Try some of these collection tips and ideas:
- Send statements more frequently. Fax your accounts receivable statements or email them and do it more frequently than the rest of the market. Be obviously persistent and consistent and of course, always polite.
- Handwrite the person’s name to get attention. Be different. Get their attention. Handwrite on the statements before forwarding them in large letters or cursive writing. You may be thinking, “No one does that!” and you would be exactly right. You want to do what no one else does. You want to get their attention.
- Circle items you want paid. Circle the items you want paid and write instructions to the recipient indicating why these are late and what you expect for the vendor to do; be clear that you need these past-dues paid.
- Use the AP clerk’s name if you know it. You need to ask for your money first before all of their other vendors are starting to squawk. You may be inclined to just stamp the statement and send it, but you miss a unique opportunity of handwriting the person’s name on the statement, something they rarely see these days. You want attention to your request and this will do it.
- Fax/email first, call them on the telephone later. When you fax or email versus calling the individuals; it is appreciated. If you fax or email an accounts payable person, they can take their time to research your past due invoices without having to stop and take your call. You are being polite by sending something that allows them time to do investigation first. This is better than calling them, catching them off guard and causing them have to answer while you are waiting on the telephone. Faxing or emailing ensures they get your message but also gives them time to research an answer so they can call back. Most will, some will not, but it is worth the first effort. This works well with commercial and mostly likely does not for individual accounts.
- Handwrite something pertinent, unexpected. Handwriting gets attention because it is rarely seen anymore. Most companies are sending out computer generated statements each month if they send any out at all. When they send them, they rarely actually see the statements sent electronically. They are also virtually worthless because few pay attention to them; if sent in email, they are labeled as spam to be forever lost.
- Use the payers’ names. Address the AR statements to an account payable person’s name if it is known. Call the company’s switchboard and ask them for the AP clerk’s first name if not whole name. They are used to these inquiries and will normally provide it for you.
- Update names in your system. If you have the wrong person’s name on your statement, they quickly tell you so you do not continue to bother them. Take the opportunity when someone tells you that they are the wrong person to ask who the right person is and how to contact them.
- Ask who the current contact is (who pays you?) at every possibility. Ask immediately and you are more likely to get an answer in order for the recipient to get you off their back. This direct communication also is taken these days as aggressive, so if you repeatedly send these out to the wrong person, they will get perturbed and tell you the right person to contact so you cease bothering them. Be polite; remember that you just want a person to contact who can pay you.

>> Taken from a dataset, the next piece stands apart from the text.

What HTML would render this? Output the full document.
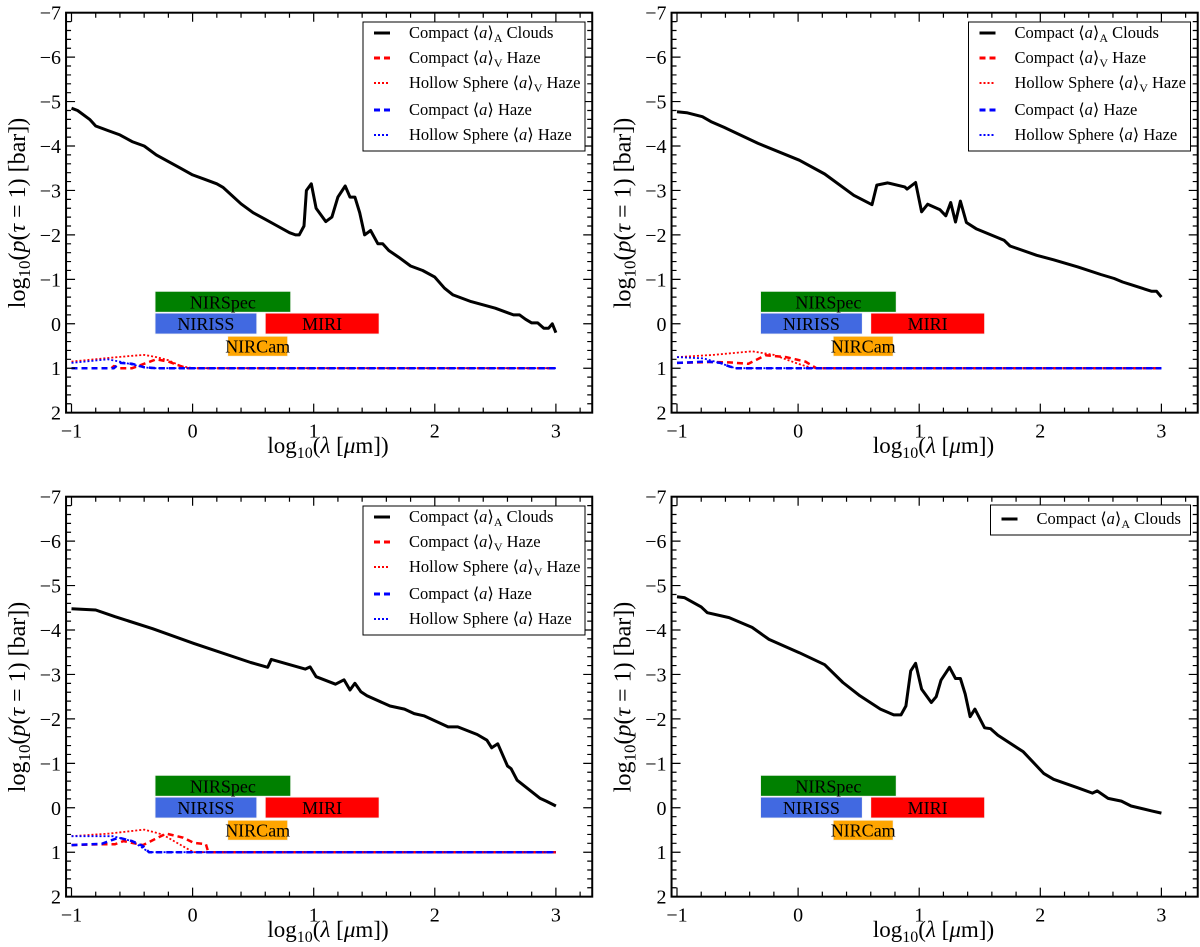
<!DOCTYPE html>
<html><head><meta charset="utf-8">
<style>
html,body{margin:0;padding:0;background:#fff;}
svg{display:block;font-family:"Liberation Serif","DejaVu Serif",serif;}
</style></head>
<body>
<svg id="fig" width="1200" height="947" viewBox="0 0 1200 947" xmlns="http://www.w3.org/2000/svg"></svg>
<script>
// ---- data ----
const xTicks = [-1, 0, 1, 2, 3];
const yTicks = [-7, -6, -5, -4, -3, -2, -1, 0, 1, 2];
const xTickLabels = ["\u22121", "0", "1", "2", "3"];
const yTickLabels = ["\u22127", "\u22126", "\u22125", "\u22124", "\u22123", "\u22122", "\u22121", "0", "1", "2"];

const p1CloudX = [-1,-0.95,-0.85,-0.8,-0.7,-0.6,-0.5,-0.4,-0.3,-0.2,-0.1,0,0.1,0.2,0.25,0.3,0.4,0.5,0.6,0.7,0.8,0.85,0.88,0.92,0.94,0.98,1.02,1.1,1.15,1.2,1.26,1.3,1.34,1.38,1.42,1.47,1.53,1.57,1.62,1.7,1.8,1.9,2.0,2.08,2.15,2.3,2.5,2.65,2.7,2.75,2.8,2.85,2.9,2.94,2.97,3.0];
const p1CloudY = [-4.85,-4.8,-4.6,-4.45,-4.35,-4.25,-4.1,-4.0,-3.8,-3.65,-3.5,-3.35,-3.25,-3.15,-3.07,-2.95,-2.7,-2.5,-2.35,-2.2,-2.05,-2.0,-2.0,-2.2,-3.0,-3.15,-2.6,-2.3,-2.4,-2.85,-3.1,-2.85,-2.85,-2.5,-2.0,-2.1,-1.8,-1.8,-1.65,-1.5,-1.3,-1.2,-1.05,-0.8,-0.65,-0.5,-0.35,-0.2,-0.2,-0.1,-0.02,-0.02,0.1,0.1,0.0,0.2];
const p1RedDashX = [-1,-0.67,-0.65,-0.6,-0.5,-0.45,-0.3,-0.2,-0.1,-0.05,3];
const p1RedDashY = [1,1,0.95,1.0,1.0,0.95,0.8,0.85,0.95,1.0,1];
const p1RedDotX = [-1,-0.7,-0.5,-0.4,-0.3,-0.2,-0.1,0,3];
const p1RedDotY = [0.85,0.77,0.72,0.7,0.75,0.82,0.95,1,1];
const p1BlueDashX = [-1,-0.65,-0.6,-0.5,-0.4,-0.3,3];
const p1BlueDashY = [1,1,0.88,0.9,0.98,1,1];
const p1BlueDotX = [-1,-0.7,-0.6,-0.45,-0.35,3];
const p1BlueDotY = [0.88,0.8,0.85,0.95,1,1];

const p2CloudX = [-1,-0.92,-0.79,-0.72,-0.61,-0.33,0.01,0.22,0.46,0.61,0.65,0.74,0.88,0.9,0.97,1.02,1.07,1.17,1.22,1.26,1.3,1.34,1.39,1.47,1.7,1.75,1.97,2.11,2.31,2.5,2.61,2.68,2.75,2.92,2.96,3.0];
const p2CloudY = [-4.77,-4.75,-4.66,-4.55,-4.42,-4.06,-3.68,-3.37,-2.89,-2.68,-3.12,-3.17,-3.08,-3.03,-3.18,-2.52,-2.69,-2.57,-2.43,-2.73,-2.29,-2.76,-2.28,-2.14,-1.88,-1.75,-1.54,-1.44,-1.28,-1.11,-1.02,-0.94,-0.88,-0.73,-0.73,-0.6];
const p2RedDashX = [-1,-0.72,-0.57,-0.41,-0.27,-0.1,0.06,0.15,3];
const p2RedDashY = [0.88,0.86,0.87,0.9,0.71,0.75,0.85,1.0,1];
const p2RedDotX = [-1,-0.7,-0.38,-0.2,0,0.12,3];
const p2RedDotY = [0.75,0.7,0.62,0.7,0.9,1.0,1];
const p2BlueDashX = [-1,-0.75,-0.64,-0.57,-0.51,3];
const p2BlueDashY = [0.88,0.85,0.88,0.96,1.0,1];
const p2BlueDotX = [-1,-0.78,-0.64,-0.52,3];
const p2BlueDotY = [0.75,0.78,0.89,1.0,1];

const p3CloudX = [-1,-0.8,-0.64,-0.33,0.01,0.48,0.62,0.65,0.93,0.97,1.02,1.18,1.25,1.3,1.34,1.39,1.44,1.63,1.75,1.83,1.91,2.11,2.19,2.35,2.43,2.47,2.52,2.6,2.63,2.68,2.87,2.92,3.0];
const p3CloudY = [-4.48,-4.45,-4.3,-4.03,-3.7,-3.27,-3.16,-3.34,-3.12,-3.17,-2.95,-2.78,-2.88,-2.65,-2.8,-2.61,-2.52,-2.29,-2.22,-2.12,-2.07,-1.82,-1.82,-1.65,-1.52,-1.35,-1.44,-0.94,-0.88,-0.62,-0.21,-0.15,-0.04];
const p3RedDashX = [-1,-0.75,-0.64,-0.57,-0.41,-0.22,-0.08,0.01,0.11,0.13,3];
const p3RedDashY = [0.84,0.82,0.82,0.75,0.84,0.58,0.67,0.79,0.82,1.0,1];
const p3RedDotX = [-1,-0.69,-0.4,-0.25,-0.02,0.01,3];
const p3RedDotY = [0.64,0.58,0.49,0.6,0.96,1.0,1];
const p3BlueDashX = [-1,-0.75,-0.61,-0.5,-0.41,-0.36,3];
const p3BlueDashY = [0.84,0.81,0.67,0.75,0.86,1.0,1];
const p3BlueDotX = [-1,-0.66,-0.5,-0.36,3];
const p3BlueDotY = [0.64,0.64,0.75,1.0,1];

const p4CloudX = [-1,-0.94,-0.8,-0.75,-0.57,-0.38,-0.24,0.01,0.22,0.37,0.51,0.68,0.79,0.85,0.89,0.93,0.97,1.02,1.1,1.14,1.18,1.25,1.3,1.34,1.38,1.42,1.46,1.54,1.59,1.65,1.86,2.03,2.11,2.31,2.43,2.47,2.56,2.67,2.75,2.92,3.0];
const p4CloudY = [-4.75,-4.73,-4.52,-4.39,-4.28,-4.06,-3.79,-3.49,-3.22,-2.82,-2.52,-2.22,-2.09,-2.09,-2.29,-3.08,-3.25,-2.67,-2.37,-2.5,-2.87,-3.16,-2.91,-2.91,-2.56,-2.05,-2.22,-1.8,-1.78,-1.63,-1.26,-0.77,-0.64,-0.45,-0.33,-0.38,-0.21,-0.15,-0.04,0.07,0.12];

const instNames = ["NIRSpec", "NIRISS", "MIRI", "NIRCam"];
const instXmin = [-0.31, -0.31, 0.60, 0.29];
const instXmax = [0.81, 0.53, 1.54, 0.785];
const instYtop = [-0.73, -0.24, -0.24, 0.28];
const instYbot = [-0.26, 0.23, 0.23, 0.73];
const instColors = ["#008000", "#4169e1", "#ff0000", "#ffa500"];

// ---- drawing ----
const NS = "http://www.w3.org/2000/svg";
const svg = document.getElementById("fig");
function mk(tag, attrs, parent) {
  const e = document.createElementNS(NS, tag);
  for (const k in attrs) e.setAttribute(k, attrs[k]);
  (parent || svg).appendChild(e);
  return e;
}
const XMIN = -1.045, XMAX = 3.30, YMIN = -7, YMAX = 2;

function drawPanel(id, ox, oy, clouds, hazes, fullLegend) {
  const g = mk("g", {});
  
  
  const sx = x => ox + 71.5 + (x + 1) * 121.1;
  const sy = y => oy + 12.7 + (y + 7) * 44.44;
  const L = sx(XMIN), R = sx(XMAX), T = sy(YMIN), B = sy(YMAX);

  for (let i = 0; i < instNames.length; i++) {
    const r = mk("rect", {x: sx(instXmin[i]), y: sy(instYtop[i]), width: sx(instXmax[i]) - sx(instXmin[i]), height: sy(instYbot[i]) - sy(instYtop[i]), fill: instColors[i], stroke: "#f4f4f4", "stroke-width": 0.8}, g);
    
    
    const t = mk("text", {x: (sx(instXmin[i]) + sx(instXmax[i])) / 2, y: (sy(instYtop[i]) + sy(instYbot[i])) / 2 + 6.5, "text-anchor": "middle", "font-size": 18, fill: "#000"}, g);
    t.textContent = instNames[i];
    
    
  }

  function line(xs, ys, color, width, dash, name) {
    let d = "";
    for (let i = 0; i < xs.length; i++) d += (i ? "L" : "M") + sx(xs[i]).toFixed(1) + " " + sy(ys[i]).toFixed(1);
    const p = mk("path", {d: d, fill: "none", stroke: color, "stroke-width": width, "stroke-linejoin": "round"}, g);
    if (dash) p.setAttribute("stroke-dasharray", dash);
    
    
  }
  if (hazes) {
    line(hazes[0], hazes[1], "#ff0000", 2.5, "6 4", "compact-av-haze-line");
    line(hazes[2], hazes[3], "#ff0000", 1.8, "2 2", "hollow-av-haze-line");
    line(hazes[4], hazes[5], "#0000ff", 2.5, "6 4", "compact-a-haze-line");
    line(hazes[6], hazes[7], "#0000ff", 1.8, "2 2", "hollow-a-haze-line");
  }
  line(clouds[0], clouds[1], "#000", 3, null, "compact-aa-clouds-line");

  const fr = mk("rect", {x: L, y: T, width: R - L, height: B - T, fill: "none", stroke: "#000", "stroke-width": 2}, g);
  
  
  let td = "";
  for (let k = -5; k <= 16; k++) {
    const v = k / 5;
    if (v < XMIN || v > XMAX) continue;
    const major = k % 5 === 0;
    const len = major ? 9 : 5;
    const px = sx(v);
    td += `M${px} ${B}v${-len}M${px} ${T}v${len}`;
  }
  for (let k = -35; k <= 10; k++) {
    const v = k / 5;
    const major = k % 5 === 0;
    const len = major ? 9 : 5;
    const py = sy(v);
    td += `M${L} ${py}h${len}M${R} ${py}h${-len}`;
  }
  const tk = mk("path", {d: td, stroke: "#000", "stroke-width": 1.2, fill: "none"}, g);
  
  

  for (let i = 0; i < xTicks.length; i++) {
    const t = mk("text", {x: sx(xTicks[i]), y: B + 25, "text-anchor": "middle", "font-size": 20}, g);
    t.textContent = xTickLabels[i];
    
    
  }
  for (let i = 0; i < yTicks.length; i++) {
    const t = mk("text", {x: L - 5, y: sy(yTicks[i]) + 7, "text-anchor": "end", "font-size": 20}, g);
    t.textContent = yTickLabels[i];
    
    
  }
  const xt = mk("text", {x: ox + 328, y: oy + 453, "text-anchor": "middle", "font-size": 23}, g);
  xt.innerHTML = 'log<tspan font-size="16" dy="5">10</tspan><tspan dy="-5">(</tspan><tspan font-style="italic">λ</tspan> [<tspan font-style="italic">μ</tspan>m])';
  
  
  const yt = mk("text", {x: 0, y: 0, "text-anchor": "middle", "font-size": 24, transform: `translate(${ox + 25},${oy + 213}) rotate(-90)`}, g);
  yt.innerHTML = 'log<tspan font-size="17" dy="5">10</tspan><tspan dy="-5">(</tspan><tspan font-style="italic">p</tspan>(<tspan font-style="italic">τ</tspan> = 1) [bar])';
  
  

  const lg = mk("g", {}, g);
  
  
  const entries = fullLegend ? [
    ["#000", 3, null, 'Compact ⟨<tspan font-style="italic">a</tspan>⟩<tspan font-size="12" dy="4">A</tspan><tspan dy="-4"> Clouds</tspan>'],
    ["#ff0000", 3, "6 4", 'Compact ⟨<tspan font-style="italic">a</tspan>⟩<tspan font-size="12" dy="4">V</tspan><tspan dy="-4"> Haze</tspan>'],
    ["#ff0000", 2, "2 2", 'Hollow Sphere ⟨<tspan font-style="italic">a</tspan>⟩<tspan font-size="12" dy="4">V</tspan><tspan dy="-4"> Haze</tspan>'],
    ["#0000ff", 3, "6 4", 'Compact ⟨<tspan font-style="italic">a</tspan>⟩ Haze'],
    ["#0000ff", 2, "2 2", 'Hollow Sphere ⟨<tspan font-style="italic">a</tspan>⟩ Haze']
  ] : [["#000", 3, null, 'Compact ⟨<tspan font-style="italic">a</tspan>⟩<tspan font-size="12" dy="4">A</tspan><tspan dy="-4"> Clouds</tspan>']];
  let lx, ly, lw, lh, rowY;
  if (fullLegend) { lx = ox + 363; ly = oy + 22; lw = 222; lh = 129; rowY = [33, 58, 83, 110, 135]; }
  else { lx = ox + 385; ly = oy + 21; lw = 200; lh = 30; rowY = [35]; }
  mk("rect", {x: lx, y: ly, width: lw, height: lh, fill: "#fff", stroke: "#000", "stroke-width": 1}, lg);
  for (let i = 0; i < entries.length; i++) {
    const e = entries[i];
    const yy = oy + rowY[i];
    const ln = mk("line", {x1: lx + 11, x2: lx + 27, y1: yy, y2: yy, stroke: e[0], "stroke-width": e[1]}, lg);
    if (e[2]) ln.setAttribute("stroke-dasharray", e[2]);
    
    
    const t = mk("text", {x: lx + 46, y: yy + 5, "font-size": 16.5}, lg);
    t.innerHTML = e[3];
    
    
  }
}

drawPanel("top-left", 0, 0, [p1CloudX, p1CloudY], [p1RedDashX, p1RedDashY, p1RedDotX, p1RedDotY, p1BlueDashX, p1BlueDashY, p1BlueDotX, p1BlueDotY], true);
drawPanel("top-right", 605.5, 0, [p2CloudX, p2CloudY], [p2RedDashX, p2RedDashY, p2RedDotX, p2RedDotY, p2BlueDashX, p2BlueDashY, p2BlueDotX, p2BlueDotY], true);
drawPanel("bottom-left", 0, 484, [p3CloudX, p3CloudY], [p3RedDashX, p3RedDashY, p3RedDotX, p3RedDotY, p3BlueDashX, p3BlueDashY, p3BlueDotX, p3BlueDotY], true);
drawPanel("bottom-right", 605.5, 484, [p4CloudX, p4CloudY], null, false);
</script>
</body></html>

- Handwrite another notice. Handwrite another note to the correct accounts payable name and send it out again. Repeat this until you get to the right person. Take advantage of the fact almost no one writes so your email or fax will be noticed most of the time. Most companies rely on dull automatically produced computer printouts which generate very little attention once received. If you take a few moments to pen the recipient’s name, you will fare much better when they spot themselves on a fax machine or on an attached email from an address their receptionist gives you.
- Resort to the phone. When all your faxing and emailing efforts fail, get on the telephone and call them every day until you get to speak with them. When the handwritten statements do not work and you have sent three or four unanswered emails, call your past due accounts. When they do not respond, call their switchboard and request the person’s supervisor’s name and ask to be transferred to that person. If necessary, as a last resort, call the buyer and ask him to help you get paid. When your firm is owed money that is growing older by the day, the last relationship you need to worry about is the one held with the buyer.
- Hold shipments if all else fails. Hold this customer’s remaining open shipments when the past due customer refuses to return calls. Instruct shipping personnel they are not to ship until given instructions from your collections department. Ensure this shipment is quarantined and no more work is invested in its production until you are paid.
- Before legal becomes involved, drag in sales. As a last resort before legal collection efforts begin, drag in the sales person assigned to the customer to intercede. At this point your sales person who has a customer that is non-responsive and non-paying. Let your sales rep know his customer’s orders are currently on hold until you are informed what is wrong and why no payment has been received. Sales people get angry when the problem grows to this point because the commission for this potential write-off of net sales will ultimately be deducted from their bonus checks. Use this remaining available leverage. When you need to be paid, you must capture the customer’s attention and use the only leverage you have. Your firm deserves an answer as to why they have not called you back or explained their non-payment. You need to be paid.
- Your sales rep must call on them. Your sales representative needs to visit the customer’s buyer to ask for assistance in getting the invoices paid. This is a last resort but if there is anyone else on your staff that can help, use them versus the sales person. Using the customer’s purchasing agent is effective because it causes embarrassment for a position that normally should not have to be drug into a collections mess. Do it if you must to get paid. Drag everybody into the fray as early as possible before resorting to costly legal action where once it is turned over to an agency, your company no longer gets all of the monies due, but only a fraction of the original amount. Drag everyone into this collection effort before releasing this collection problem over to an agency.
- Your procedures timeline should trigger a collection firm. At some point in the future (you decide the time period cutoff for your company), turn this past due amount over to a professional collection agent or lawyer. There is no reason to continue to throw money away if the customer is in financial trouble. There is also no reason to continue to try to collect from a company in trouble. The earlier you turn an account to collections, the lower the fee and more likely it is that you will be paid.